* [WHAT YOU SHOULD DO]: Return precisely the span of lines from the top of the material below to the line containing "ax = fig.add_axes([0.191, 0.1716, 0.821, 0.782])", both included. Pictures are excluded.
::::::::::
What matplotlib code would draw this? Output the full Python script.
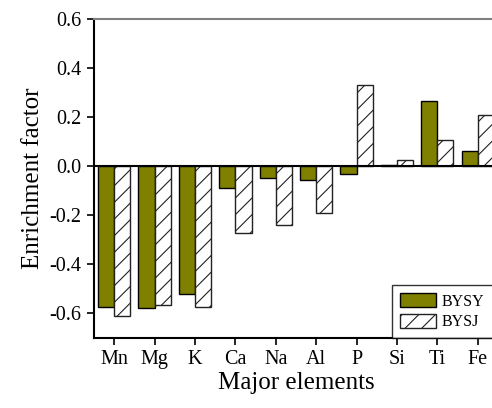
import numpy as np
import matplotlib.pyplot as plt

plt.rcParams['font.family'] = ['Liberation Serif', 'DejaVu Serif']
plt.rcParams['hatch.color'] = '#555555'
plt.rcParams['hatch.linewidth'] = 0.8

elements = ['Mn', 'Mg', 'K', 'Ca', 'Na', 'Al', 'P', 'Si', 'Ti', 'Fe']
bysy = [-0.573, -0.576, -0.521, -0.090, -0.050, -0.055, -0.032, 0.005, 0.265, 0.063]
bysj = [-0.612, -0.566, -0.573, -0.272, -0.239, -0.189, 0.332, 0.027, 0.107, 0.210]

x = np.arange(1, len(elements) + 1)
w = 0.4

fig = plt.figure(figsize=(4.92, 4.08), dpi=100)
# axes run a little past the right edge of the figure
ax = fig.add_axes([0.191, 0.1716, 0.821, 0.782])

ax.bar(x - w / 2, bysy, w, color='#808000', edgecolor='black', linewidth=1.0, label='BYSY')
ax.bar(x + w / 2, bysj, w, color='white', edgecolor='#222222', linewidth=1.0,
       hatch='//', label='BYSJ')
ax.axhline(0, color='black', linewidth=1.5, zorder=3)

ax.set_xlim(0.5, 10.5)
ax.set_ylim(-0.7, 0.6)
ax.set_xticks(x)
ax.set_xticklabels(elements)
ticks = np.arange(-0.6, 0.61, 0.2)
ax.set_yticks(ticks)
ax.set_yticklabels(['%.1f' % v for v in ticks])
ax.tick_params(direction='out', length=5, width=1.2, labelsize=14.5, pad=4)

ax.spines['left'].set_linewidth(1.5)
ax.spines['bottom'].set_linewidth(1.5)
ax.spines['top'].set_color('#808080')
ax.spines['top'].set_linewidth(1.5)
ax.spines['right'].set_visible(False)

ax.set_xlabel('Major elements', fontsize=18, labelpad=2)
ax.set_ylabel('Enrichment factor', fontsize=18, labelpad=4)

leg = ax.legend(loc='upper left', bbox_to_anchor=(0.737, 0.166), borderaxespad=0,
                fancybox=False, edgecolor='black', fontsize=11.5, handlelength=2.3,
                handleheight=1.0, handletextpad=0.35, labelspacing=0.25,
                borderpad=0.5)
leg.get_frame().set_linewidth(1.0)

fig.savefig('out.png', dpi=100)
::::::::::
* [THE RESULT]:
What matplotlib code would draw this? Output the full Python script.
import numpy as np
import matplotlib.pyplot as plt

plt.rcParams['font.family'] = ['Liberation Serif', 'DejaVu Serif']
plt.rcParams['hatch.color'] = '#555555'
plt.rcParams['hatch.linewidth'] = 0.8

elements = ['Mn', 'Mg', 'K', 'Ca', 'Na', 'Al', 'P', 'Si', 'Ti', 'Fe']
bysy = [-0.573, -0.576, -0.521, -0.090, -0.050, -0.055, -0.032, 0.005, 0.265, 0.063]
bysj = [-0.612, -0.566, -0.573, -0.272, -0.239, -0.189, 0.332, 0.027, 0.107, 0.210]

x = np.arange(1, len(elements) + 1)
w = 0.4

fig = plt.figure(figsize=(4.92, 4.08), dpi=100)
# axes run a little past the right edge of the figure
ax = fig.add_axes([0.191, 0.1716, 0.821, 0.782])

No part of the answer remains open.